You may be aware that the results of Breathalyzer tests can be used as evidence in a drunk driving case. However, you may have also heard that many thousands of test results have been determined to be inadmissible.
Improper calibration, use by a law enforcement officer who wasn’t properly trained and other issues can bring the blood alcohol content (BAC) level they’re designed to determine into question. However, not every Breathalyzer device result can or should be thrown out.
For example, in 2020, an appellate court in Colorado ruled that a defendant didn’t have the right to challenge the functionality certificate of an Intoxilyzer 9000 that was used during a traffic stop.
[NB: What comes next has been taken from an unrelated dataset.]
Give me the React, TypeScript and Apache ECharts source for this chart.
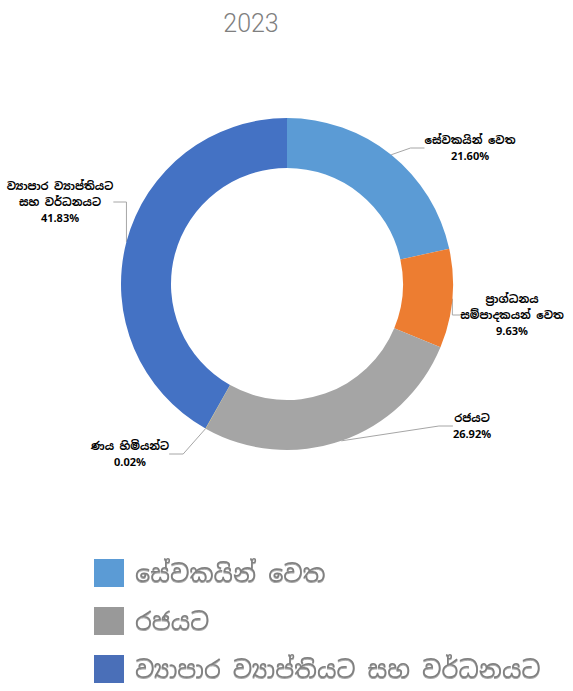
import React, { useEffect, useRef } from "react";
import * as echarts from "echarts";

const titleText = "2023";
const categories = [
  "සේවකයින් වෙත",
  "ප්‍රාග්ධනය සම්පාදකයන් වෙත",
  "රජයට",
  "ණය හිමියන්ට",
  "ව්‍යාපාර ව්‍යාප්තියට සහ වර්ධනයට",
];
const labelLines = [
  "සේවකයින් වෙත",
  "ප්‍රාග්ධනය\nසම්පාදකයන් වෙත",
  "රජයට",
  "ණය හිමියන්ට",
  "ව්‍යාපාර ව්‍යාප්තියට\nසහ වර්ධනයට",
];
const values = [21.6, 9.63, 26.92, 0.02, 41.83];
const sliceColors = ["#5B9BD5", "#ED7D31", "#A5A5A5", "#FFC000", "#4472C4"];
const legendNames = [categories[0], categories[2], categories[4]];
const legendColors = ["#5B9BD5", "#999999", "#4A6FB8"];

const sinhalaFont = "'Noto Sans Sinhala', 'Iskoola Pota', sans-serif";

export default function App() {
  const ref = useRef<HTMLDivElement>(null);
  useEffect(() => {
    const chart = echarts.init(ref.current!, null, { renderer: "svg" });
    const labelPos = [
      { x: 470, y: 148 },
      { x: 512, y: 315 },
      { x: 472, y: 426 },
      { x: 130, y: 454 },
      { x: 60, y: 202 },
    ];
    chart.setOption({
      animation: false,
      backgroundColor: "#ffffff",
      title: {
        text: titleText,
        left: 246,
        top: 6,
        textAlign: "center",
        textStyle: {
          fontFamily: "Roboto, sans-serif",
          fontWeight: 300,
          fontSize: 25,
          color: "#7F7F7F",
        },
      },
      legend: {
        orient: "vertical",
        left: 89,
        top: 554,
        height: 200,
        icon: "rect",
        itemWidth: 30,
        itemHeight: 28,
        itemGap: 20,
        selectedMode: false,
        data: legendNames.map((n, i) => ({ name: n, itemStyle: { color: legendColors[i] } })),
        textStyle: {
          fontSize: 24,
          lineHeight: 28,
          color: "#808080",
          padding: [0, 0, 0, 6],
          fontFamily: sinhalaFont,
          textShadowColor: "rgba(0,0,0,0.35)",
          textShadowOffsetY: 1,
          textShadowBlur: 1,
        },
      },
      series: [
        {
          type: "pie",
          center: [287, 284],
          radius: [116, 166],
          startAngle: 90,
          clockwise: true,
          data: values.map((v, i) => ({
            name: categories[i],
            value: v,
            itemStyle: { color: sliceColors[i] },
          })),
          label: {
            show: true,
            position: "outside",
            overflow: "none",
            formatter: (p: any) => `${labelLines[p.dataIndex]}\n${values[p.dataIndex].toFixed(2)}%`,
            fontSize: 11,
            fontWeight: "bold",
            color: "#000000",
            lineHeight: 16,
            align: "center",
            fontFamily: sinhalaFont,
          },
          labelLine: {
            show: true,
            length: 14,
            length2: 14,
            lineStyle: { color: "#A6A6A6", width: 1 },
          },
          labelLayout: (p: any) => {
            const pos = labelPos[p.dataIndex];
            return { x: pos.x, y: pos.y, align: "center", verticalAlign: "middle" };
          },
        },
      ],
    });
    return () => chart.dispose();
  }, []);
  return (
    <div
      ref={ref}
      style={{ position: "absolute", left: 0, top: 0, width: 573, height: 691 }}
    />
  );
}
The man, who had three prior DUI convictions, was found guilty of felony driving while ability impaired (DWAI) when his BAC registered over .06%. Although the device produced a document certifying that it was in working order at the time of the stop, the defendant argued that the document wasn’t signed, as required under the law.
The appellate judges determined that with no evidence that the device wasn’t working properly, there was no reason to believe that the result wasn’t accurate. They also noted that the certificate didn’t qualify as testimony, so the defendant didn’t have a constitutional right under the Confrontation Clause of the Sixth Amendment to “confront” it as a person would have the right to confront a witness.
It could be argued that while having a person sign every functionality certificate would be too burdensome, the lack of a signature can still call into question whether the device was actually functional.
There are many things that a defendant might be able to challenge in a DUI case. While this particular defendant also challenged the constitutionality of the stop, the court ruled that the fact that his car had some nonfunctional lights made the stop valid.
The best way to determine what your options are for challenging any part of a drunk driving or any other case against you is by having sound legal guidance.